Dear MF Diary: Pillaging the Countryside

Today P. decreed it was berry-picking day, and he is sort of like a human Farmer’s Almanac that someone drew porno comix on part of and another part got some fish sauce on it, while part of it is torn out and replaced it with a stack of free recipes they give out at the grocery store. But if you can find the right page, you’re golden.

We were out for about an hour and got enough for two pies and a mess of jam. He is laying in supplies for the long, hard, 45-degree winter that we will have here in the middle of the city with a store within two blocks.

Later I fucked off with Ruby and we watched Julie & Julia. When I was on blog break this spring, Ruby had a one-off book club/dinner party wherein we discussed the book and ate an AMAZING five-course meal that was recipes from MtaoFC. I can say, YES, braised cucumbers are incredible. And I like aspic, which, I am pretty easy sell on cute animals being shoved into molds, so that was nice. As a result, attendance at this movie was fairly compulsory for us.

It is tempting to flippantly dismiss the movie the way many people have by saying, “Well, it is half good.” This is true, but the Julia half is REALLY good. I tend to think the other half is not the actors’ faults, though the script has some explaining to do. I really think they should have gone for gold and done the Julia bio. All the other half did was reminded me what an insufferable whiny brat the author is, which Ephron’s script really downplays, especially in regards to her job.

It was fun to watch a reenactment of Julia’s relationship with her husband of many years, whom she was madly in love with. Of course there is a bunch of revisionist type history out now, saying well, no, Child wasn’t a saint, in fact she was a homophobe, and I think it’s pretty shit that Child denounced Julie, saying that she was not taking the book or the practice of cooking seriously.
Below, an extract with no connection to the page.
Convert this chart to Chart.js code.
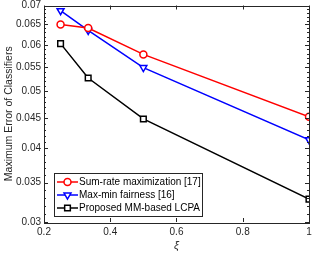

It’s fairly lame to make a statement like that about how one’s cookbook is used–it’s not like Julie was using it as a doorstop or something. Has anyone else cooked their way through all of MtaoFC?

BUT as I was enjoying the interaction between the onscreen Childs, Ruby leaned over and whispered, “Julie is divorcing Eric, you know?” I did not. It kind of colored the whole rest of the movie, in a way, which was no big deal. At the end the little wrap-up text rolled by saying when the Childs died and that the author lived in Queens with her husband. “Why does it say that,” I demanded. “They broke up after the movie,” she replied. Ah. Well, the first divorce is always the hardest.

Ruby always makes me laugh with her crazy ideas.

“So the back-to-school thingie is happening soon,” she said, by way of feeling out whether I was at all interested, and specifically, interested in going to the party with her.

“Wait, you want to PAY MONEY to go to an irritating party with assholes we hate?”

She started laughing.

“Hey, misery loves company,” said our other lunch companion.

“Let’s just go back to Gainsbourg that night,” I said.

I love September and am actually looking forward to it.

It is also important for you to know that my short-term memory has returned, after taking a year off.

In Other News: “There is Nothing Between Us and The Grave Except Food.”

Strudel is very fixated on the idea of death lately. I can remember being in the backseat of my grandmother’s car at her age and being struck with the realization that everyone I knew was going to die, and my grandmother was probably going to go first. My eyes filled up with tears at the thought.

Strudel wants to talk about it a fair amount now, and I sense she is looking for some kind of hedge to get us out of it. “What if I do this or that? Do we have to die then?” She looks for assurances that I will be very old when I die, and I tell her yes, yes. This is a more worthwhile lie than Santa.

“Would you rather die, or become a tree?” Strudel asked me, as she was putting one of her puzzles together on the floor of my room.

“I would rather become a tree.” I replied.

“Me too, but I am going to be Stoic.”

“What does “stoic” mean to you?” I said.

I recalled I had used the term earlier while we were berrypicking and her father was whining about getting small blackberry slivers in his hands. “How do you stop that from happening?” he said. “You just have to be stoic about it,” I said.

“I don’t know what it means!” Strudel said. “Some day we will all be below the ground, and no one will know where you are, or where to find you, and you could be under a sidewalk and people would not know.”

“Oh,” I said.

“I will never NOT love you, but when you are dead I can not call you.” she concluded.